Begin Source data
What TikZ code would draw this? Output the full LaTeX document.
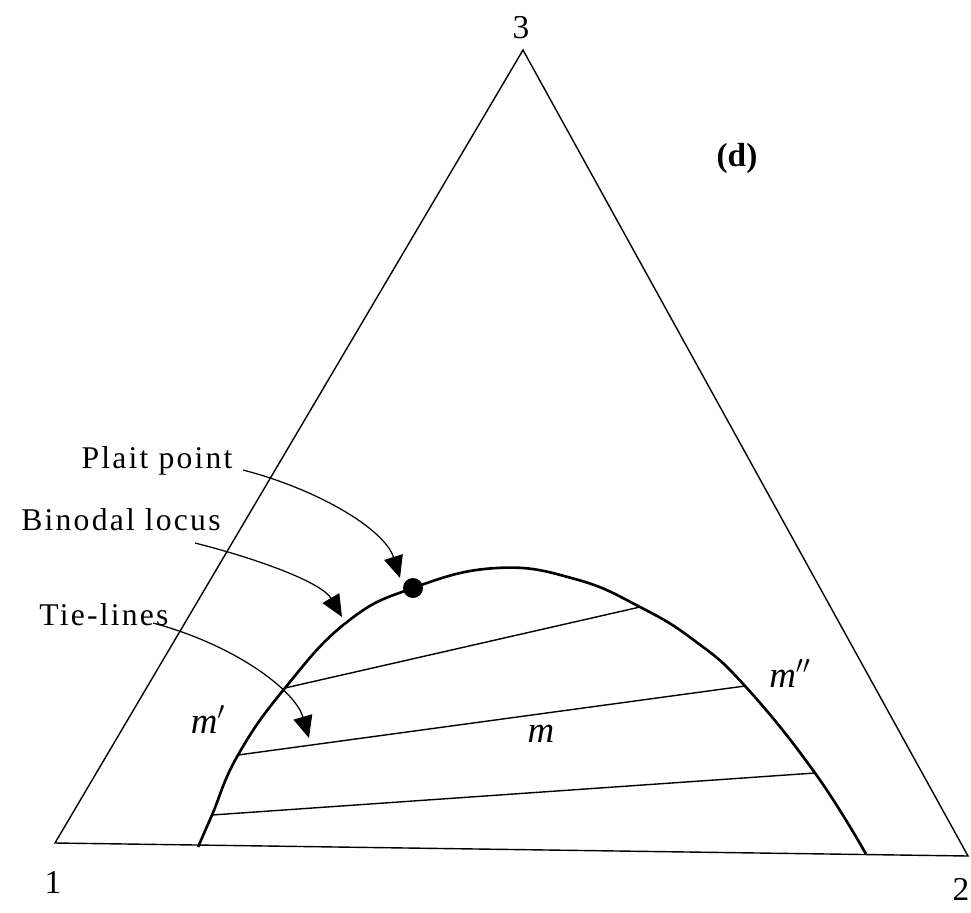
\documentclass[tikz,border=0pt]{standalone}
\usepackage{fontspec}
\setmainfont{Liberation Serif}
\usepackage{tikz}
\usetikzlibrary{arrows.meta}

\tikzset{
  edge/.style={line width=0.8pt},
  binodal/.style={line width=1.5pt},
  tieline/.style={line width=0.8pt},
  pointer/.style={line width=0.7pt, -{Triangle[length=12.5pt,width=11pt]}},
  lab/.style={inner sep=0pt, anchor=base, font=\fontsize{18}{20}\selectfont\addfontfeature{LetterSpace=7}},
  corner/.style={inner sep=0pt, anchor=base, font=\fontsize{19}{21}\selectfont},
  phase/.style={inner sep=0pt, anchor=base, font=\fontsize{21}{23}\selectfont\itshape}
}

\begin{document}
\begin{tikzpicture}[x=0.02cm, y=-0.02cm]
  \useasboundingbox (0,0) rectangle (971,913);

  % triangle
  \coordinate (v1) at (55,843);
  \coordinate (v2) at (968,856);
  \coordinate (v3) at (523,50);
  \draw[edge, line join=miter] (v1) -- (v2) -- (v3) -- cycle;
  \node[corner] (n1) at (53,893) {1};
  \node[corner] (n2) at (961,900) {2};
  \node[corner] (n3) at (521,38) {3};
  \node[corner, font=\fontsize{19}{21}\selectfont\bfseries] (tag) at (737,166) {(d)};

  % binodal curve
  \coordinate (b0) at (198,847);
  \coordinate (t3a) at (212,815);
  \coordinate (t2a) at (238,755);
  \coordinate (t1a) at (285,688);
  \coordinate (ba) at (347,622);
  \coordinate (plait) at (413,588);
  \coordinate (top) at (497,568);
  \coordinate (bb) at (575,579);
  \coordinate (t1b) at (640,607);
  \coordinate (bc) at (695,641);
  \coordinate (t2b) at (745,686);
  \coordinate (t3b) at (815,773);
  \coordinate (b1) at (866,854);
  \draw[binodal] plot[smooth, tension=0.75] coordinates {(b0) (t3a) (t2a) (t1a) (ba) (plait) (top) (bb) (t1b) (bc) (t2b) (t3b) (b1)};
  \fill (plait) circle (10);

  % tie-lines
  \draw[tieline] (t1a) -- (t1b);
  \draw[tieline] (t2a) -- (t2b);
  \draw[tieline] (t3a) -- (t3b);

  \node[phase] (m1) at (208,733) {m$'$};
  \node[phase] (m0) at (541,742) {m};
  \node[phase] (m2) at (790,687) {m$''$};

  % labels and pointers
  \node[lab] (plaitlab) at (157,468) {Plait point};
  \node[lab] (binlab) at (121,530) {Binodal locus};
  \node[lab] (tielab) at (104,625) {Tie-lines};
  \coordinate (s1) at (243,470);
  \coordinate (s2) at (195,543);
  \coordinate (s3) at (153,623);
  \coordinate (e1) at (400,578);
  \coordinate (e2) at (342,617);
  \coordinate (e3) at (309,738);
  \draw[pointer] (s1) .. controls (320,490) and (385,530) .. (e1);
  \draw[pointer] (s2) .. controls (262,560) and (322,583) .. (e2);
  \draw[pointer] (s3) .. controls (235,645) and (295,690) .. (e3);
\end{tikzpicture}
\end{document}
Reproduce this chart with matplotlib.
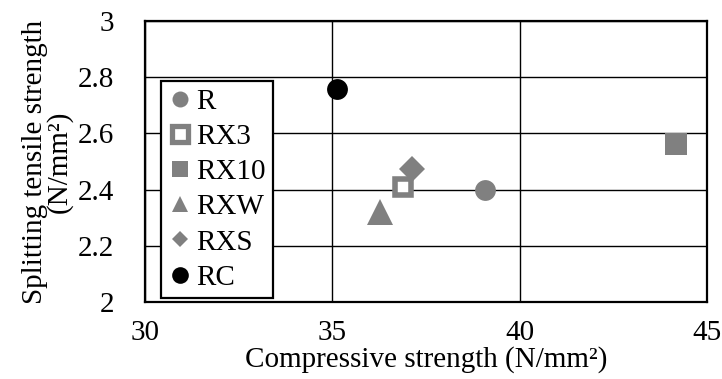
End Source data
What the task requires.
Only the lines from the start of the records to the one containing "(0,0) rectangle (971,913);" should be repeated, exactly and with both ends kept; drop any pictures.

Right answer.
What TikZ code would draw this? Output the full LaTeX document.
\documentclass[tikz,border=0pt]{standalone}
\usepackage{fontspec}
\setmainfont{Liberation Serif}
\usepackage{tikz}
\usetikzlibrary{arrows.meta}

\tikzset{
  edge/.style={line width=0.8pt},
  binodal/.style={line width=1.5pt},
  tieline/.style={line width=0.8pt},
  pointer/.style={line width=0.7pt, -{Triangle[length=12.5pt,width=11pt]}},
  lab/.style={inner sep=0pt, anchor=base, font=\fontsize{18}{20}\selectfont\addfontfeature{LetterSpace=7}},
  corner/.style={inner sep=0pt, anchor=base, font=\fontsize{19}{21}\selectfont},
  phase/.style={inner sep=0pt, anchor=base, font=\fontsize{21}{23}\selectfont\itshape}
}

\begin{document}
\begin{tikzpicture}[x=0.02cm, y=-0.02cm]
  \useasboundingbox (0,0) rectangle (971,913);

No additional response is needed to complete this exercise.